Am selben Tag kam es auch in Essen, vor einem syrischen Restaurant in der Innenstadt, zum Tumult. Es war die nächste Massenschlägerei mit „mindestens 80 Beteiligten“. Wieder gab es mehrere Verletzte, darunter auch zwei Polizisten. Später fand man Eisenstangen und Messer am Ort der Auseinandersetzung. Der Zusammenhang mit der Schlägerei in Castrop-Rauxel ist laut Polizei „offensichtlich“. Beide Orte liegen etwa 30 Kilometer voneinander entfernt.

 

Konflikt aus dem Bereich der Clankriminalität? – „Gegner kaputtschlagen“

Inzwischen hat die Polizei auch offiziell mitgeteilt, dass es wahrscheinlich um einen „Konflikt aus dem Bereich der Clankriminalität“ gehe. Nur nähere Erläuterungen der Ermittler können erweisen, was damit gemeint ist. Dass die beiden Schlägereien in Castrop-Rauxel und Essen wirklich miteinander zusammenhängen, dafür gibt es aber offenbar „Hinweise“.

Mindestens genauso interessant wie die Zahl der Kombattanten ist am Ende aber die Qualität des Konflikts, die sich unter anderem schon an den schwer und lebensbedrohlich Verletzten zeigt. Laut den Ruhr Nachrichten ging es den Beteiligten darum, ihre Gegner „kaputt zu schlagen“. Eine friedliche Klärung sei nicht mehr erwünscht gewesen.

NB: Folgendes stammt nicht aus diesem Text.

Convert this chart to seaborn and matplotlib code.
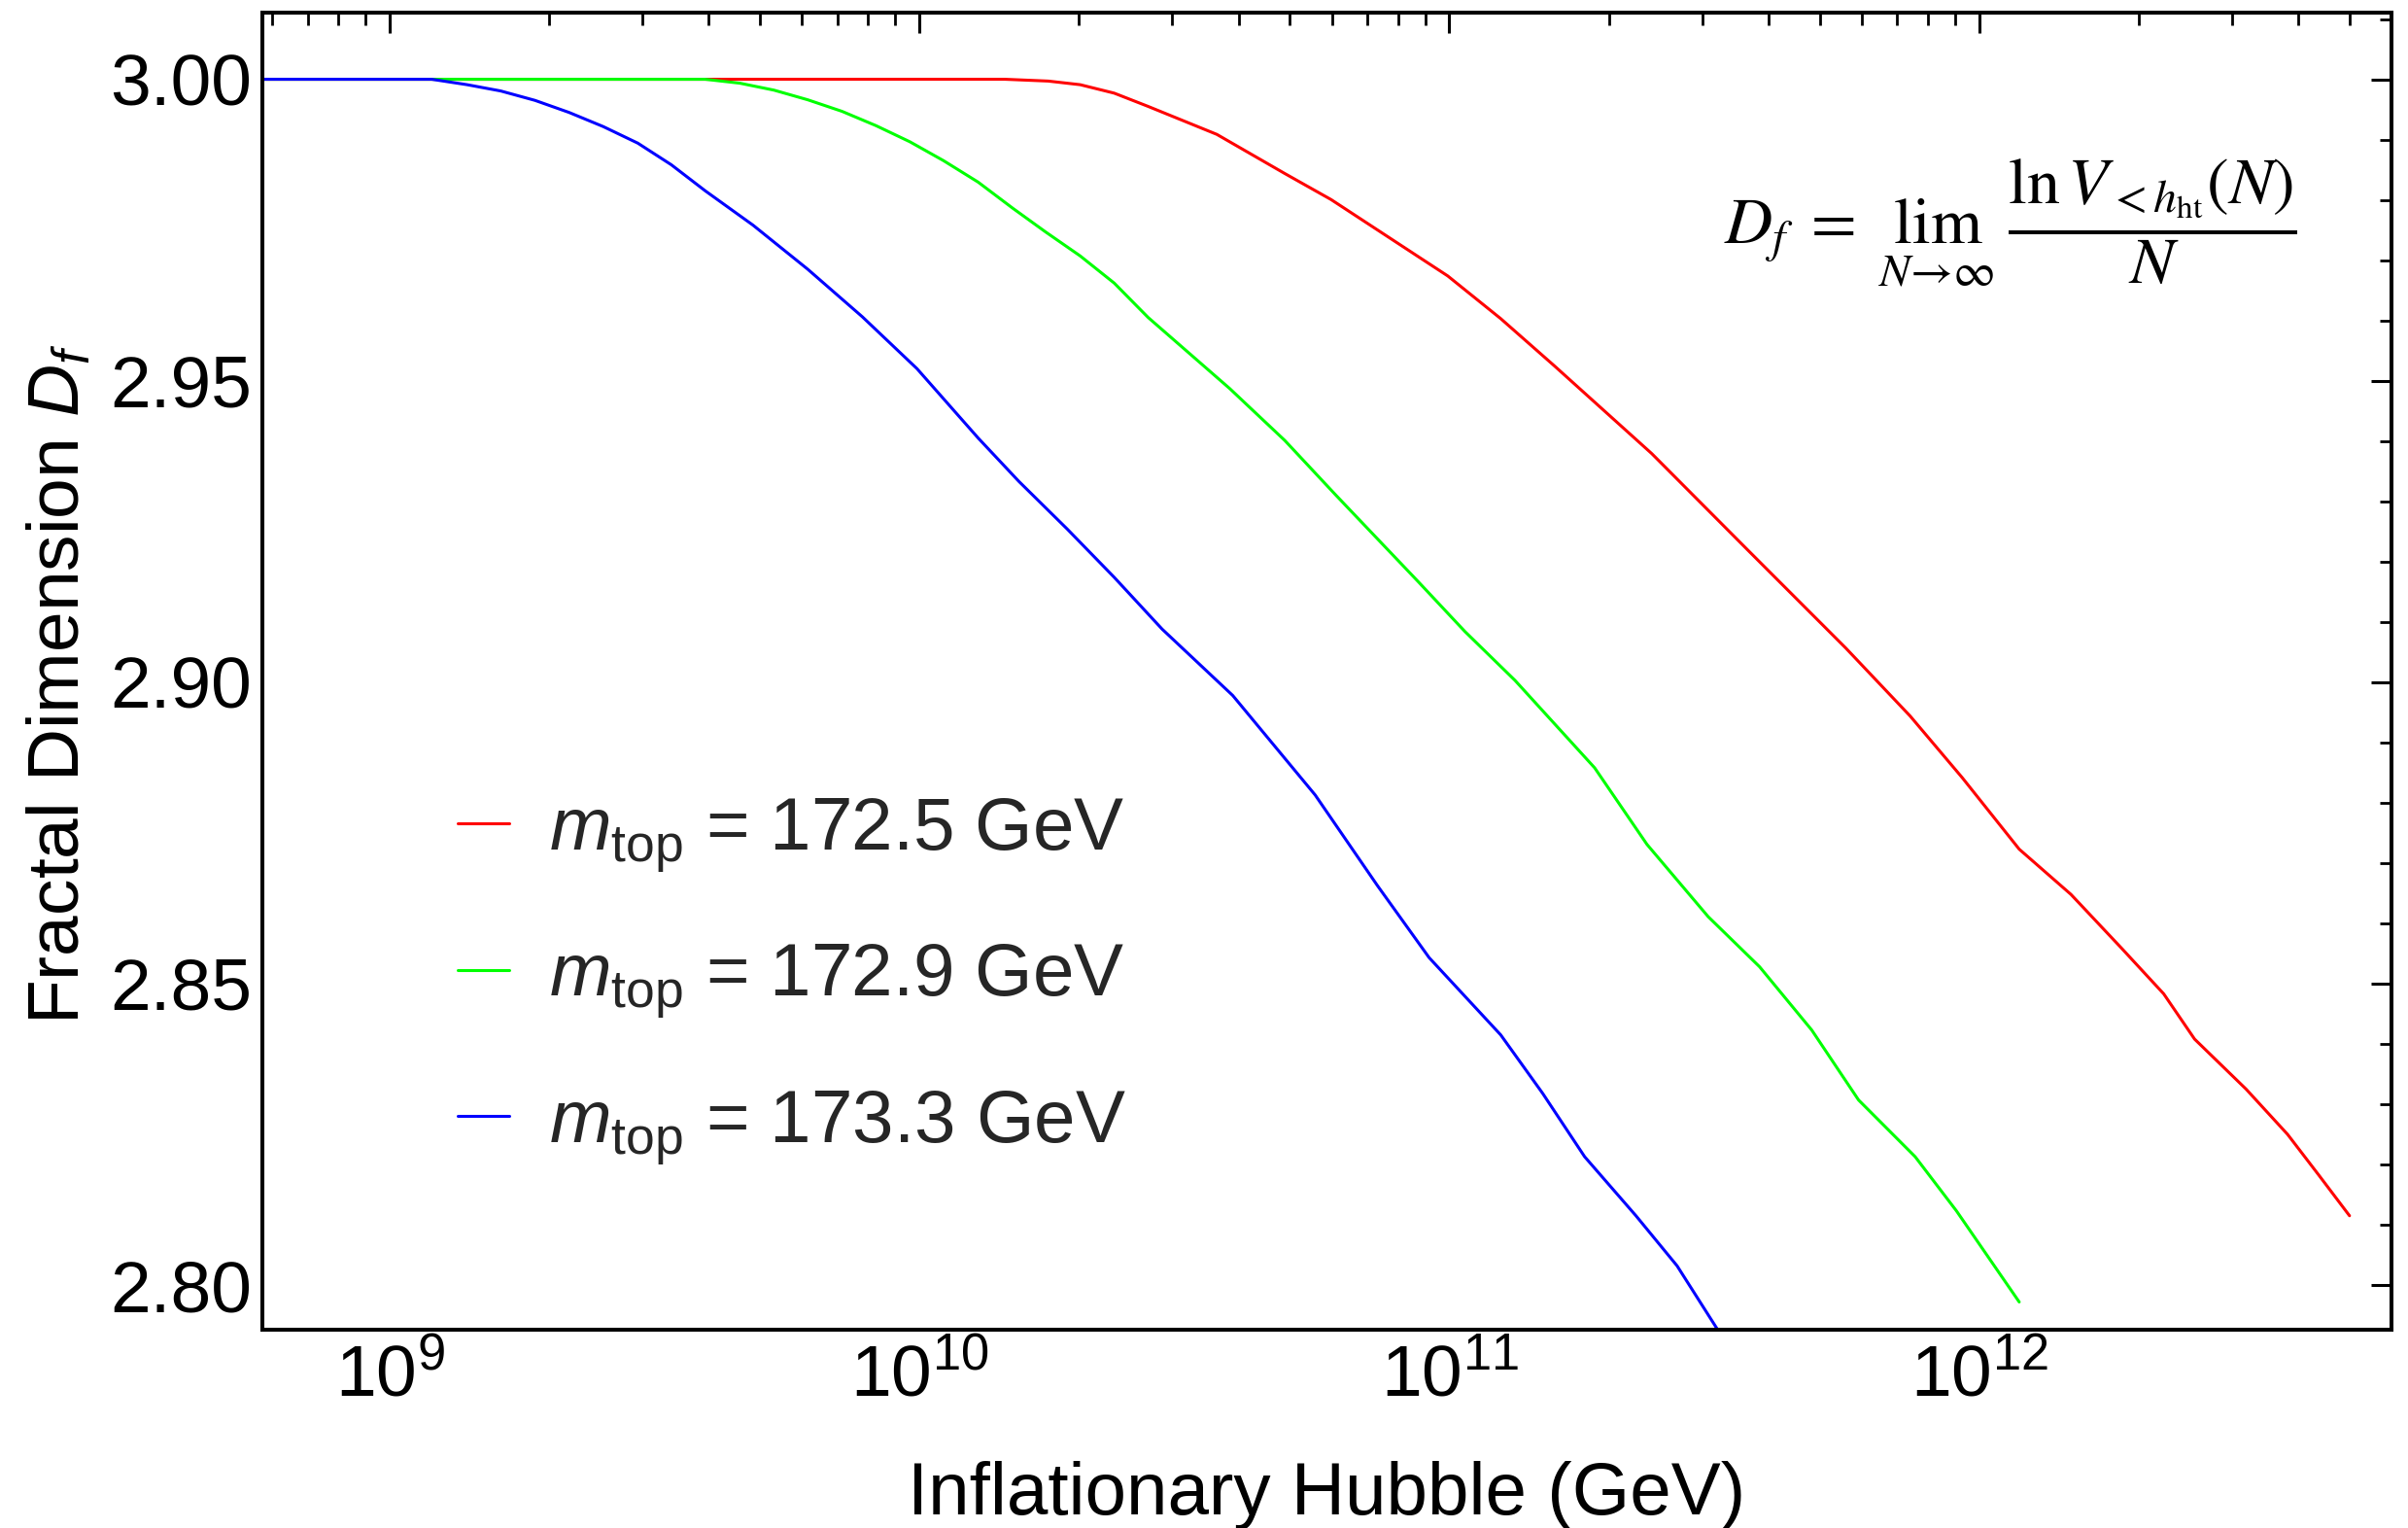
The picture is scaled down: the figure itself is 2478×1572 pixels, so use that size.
import numpy as np
import pandas as pd
import matplotlib
matplotlib.use("Agg")
import matplotlib.pyplot as plt
import seaborn as sns
from matplotlib.ticker import LogLocator, MultipleLocator, FormatStrFormatter, NullFormatter
from matplotlib.lines import Line2D

# ---------------- data ----------------
series_labels = [r"$m_{\rm top}$ = 172.5 GeV",
                 r"$m_{\rm top}$ = 172.9 GeV",
                 r"$m_{\rm top}$ = 173.3 GeV"]
series_colors = ["#ff0000", "#00ff00", "#0000ff"]

H_red = [5.75e8, 1.45e10, 1.75e10, 2.01e10, 2.33e10, 2.70e10, 3.64e10, 4.89e10,
         5.98e10, 9.93e10, 1.25e11, 1.58e11, 2.41e11, 3.67e11, 5.60e11, 7.41e11,
         9.29e11, 1.19e12, 1.49e12, 1.86e12, 2.23e12, 2.55e12, 3.19e12, 3.82e12,
         4.37e12, 5.00e12]
Df_red = [3.0, 3.0, 2.9997, 2.9991, 2.9977, 2.9955, 2.99086, 2.98437,
          2.98005, 2.96738, 2.9603, 2.95243, 2.93791, 2.92179, 2.90566, 2.89437,
          2.88416, 2.8723, 2.8648, 2.8558, 2.8483, 2.8408, 2.8325, 2.8250,
          2.8183, 2.8115]

H_green = [5.75e8, 3.94e9, 4.58e9, 5.31e9, 6.15e9, 7.14e9, 8.28e9, 9.59e9,
           1.11e10, 1.29e10, 1.50e10, 1.73e10, 2.01e10, 2.33e10, 2.70e10, 3.85e10,
           4.89e10, 6.11e10, 8.75e10, 1.07e11, 1.33e11, 1.88e11, 2.36e11, 3.08e11,
           3.85e11, 4.83e11, 5.92e11, 7.57e11, 9.06e11, 1.19e12]
Df_green = [3.0, 3.0, 2.99935, 2.9982, 2.9966, 2.99468, 2.9923, 2.98963,
            2.9865, 2.98294, 2.9786, 2.97467, 2.9707, 2.9662, 2.9605, 2.9487,
            2.9401, 2.9310, 2.9166, 2.9084, 2.9003, 2.8858, 2.8731, 2.8611,
            2.8528, 2.8423, 2.8307, 2.8213, 2.8123, 2.7972]

H_blue = [5.75e8, 1.2e9, 1.40e9, 1.62e9, 1.88e9, 2.18e9, 2.53e9, 2.94e9,
          3.40e9, 3.94e9, 4.85e9, 6.15e9, 7.80e9, 9.89e9, 1.29e10, 1.54e10,
          1.90e10, 2.33e10, 2.87e10, 3.90e10, 5.58e10, 7.31e10, 9.16e10, 1.25e11,
          1.50e11, 1.80e11, 2.25e11, 2.69e11, 3.22e11]
Df_blue = [3.0, 3.0, 2.9991, 2.99806, 2.9965, 2.9945, 2.99215, 2.9894,
           2.98582, 2.9815, 2.9758, 2.9685, 2.9606, 2.9520, 2.9405, 2.9333,
           2.9254, 2.9174, 2.9088, 2.8978, 2.8813, 2.8663, 2.8543, 2.8415,
           2.8318, 2.8213, 2.8115, 2.8032, 2.7924]

y_ticks = [2.80, 2.85, 2.90, 2.95, 3.00]

df = pd.concat([
    pd.DataFrame({"H": H_red, "Df": Df_red, "mtop": series_labels[0]}),
    pd.DataFrame({"H": H_green, "Df": Df_green, "mtop": series_labels[1]}),
    pd.DataFrame({"H": H_blue, "Df": Df_blue, "mtop": series_labels[2]}),
], ignore_index=True)

# ---------------- style ----------------
sns.set_theme(style="white")
plt.rcParams["font.family"] = ["Liberation Sans", "DejaVu Sans"]
plt.rcParams["mathtext.fontset"] = "custom"
plt.rcParams["mathtext.rm"] = "Liberation Sans"
plt.rcParams["mathtext.it"] = "Liberation Sans:italic"
plt.rcParams["mathtext.bf"] = "Liberation Sans:bold"

W, H = 2478, 1572
DPI = 100
fig = plt.figure(figsize=(W / DPI, H / DPI), dpi=DPI)
fig.patch.set_facecolor("white")
L, R, T, B = 270, 2461, 12.7, 1368
ax = fig.add_axes([L / W, 1 - B / H, (R - L) / W, (B - T) / H])
ax.set_facecolor("white")

sns.lineplot(data=df, x="H", y="Df", hue="mtop", hue_order=series_labels,
             palette=series_colors, sort=False, estimator=None,
             linewidth=2.2, ax=ax, legend=False)

ax.set_xscale("log")
ax.set_xlim(5.75e8, 6.0e12)
ax.set_ylim(2.7926, 3.0111)

ax.xaxis.set_major_locator(LogLocator(base=10, numticks=20))
ax.xaxis.set_minor_locator(LogLocator(base=10, subs=np.arange(2, 10), numticks=100))
ax.xaxis.set_minor_formatter(NullFormatter())
ax.set_yticks(y_ticks)
ax.yaxis.set_minor_locator(MultipleLocator(0.01))
ax.yaxis.set_major_formatter(FormatStrFormatter("%.2f"))

FS = 54
ax.tick_params(which="both", direction="in", top=True, right=True,
               color="black", labelcolor="black", labelsize=FS)
ax.tick_params(which="major", length=15, width=2.2)
ax.tick_params(which="minor", length=9, width=2.0)
ax.tick_params(axis="y", which="major", pad=8)
ax.tick_params(axis="x", which="major", pad=10)

for sp in ax.spines.values():
    sp.set_visible(True)
    sp.set_color("black")
    sp.set_linewidth(2.9)

ax.set_xlabel("Inflationary Hubble (GeV)", fontsize=55, color="black")
ax.set_ylabel(r"Fractal Dimension $D_f$", fontsize=54, color="black")
ax.xaxis.set_label_coords(0.5, -0.0996)
ax.yaxis.set_label_coords(-0.0794, 0.49)

handles = [Line2D([], [], color=c, linewidth=2.2) for c in series_colors]
ax.legend(handles, series_labels, loc="upper left",
          bbox_to_anchor=(0.0917, 0.4051), frameon=False, fontsize=55,
          handlelength=0.70, handletextpad=0.53, labelspacing=0.92,
          borderpad=0, borderaxespad=0)

ax.text(0.8210, 0.8405,
        r"$D_f \;=\; \lim_{N\to\infty}\; \dfrac{\ln V_{<h_{\mathrm{ht}}}(N)}{N}$",
        transform=ax.transAxes, ha="center", va="center", fontsize=49,
        math_fontfamily="stix", color="black")

fig.savefig("out.png", dpi=DPI, facecolor="white")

Und das sonstige Medien-Echo? Die WAZ findet, dem „braven Bürger“ sei von den Streithanseln der Stinkefinger gezeigt worden. Man pfeife auf deutsche Gesetze, den Rechtsstaat und das Gewaltmonopol der Polizei. „Horden hunderter Krimineller marschieren ungeniert durch unsere Straßen und prügeln auf ihre Rivalen ein.“ Dagegen versichert das ZDF eilfertig, bislang gebe es „keine Hinweise auf einen kriminellen Hintergrund“. Dass die Taten selbst kriminell sind, das formuliert man am Mainz Lerchenberg nicht gern. Ansonsten gibt es laut Sender auch „Clans“, die „tragendes Element der Gesellschaft“ seien. Ja, die soll es geben… in Schottland.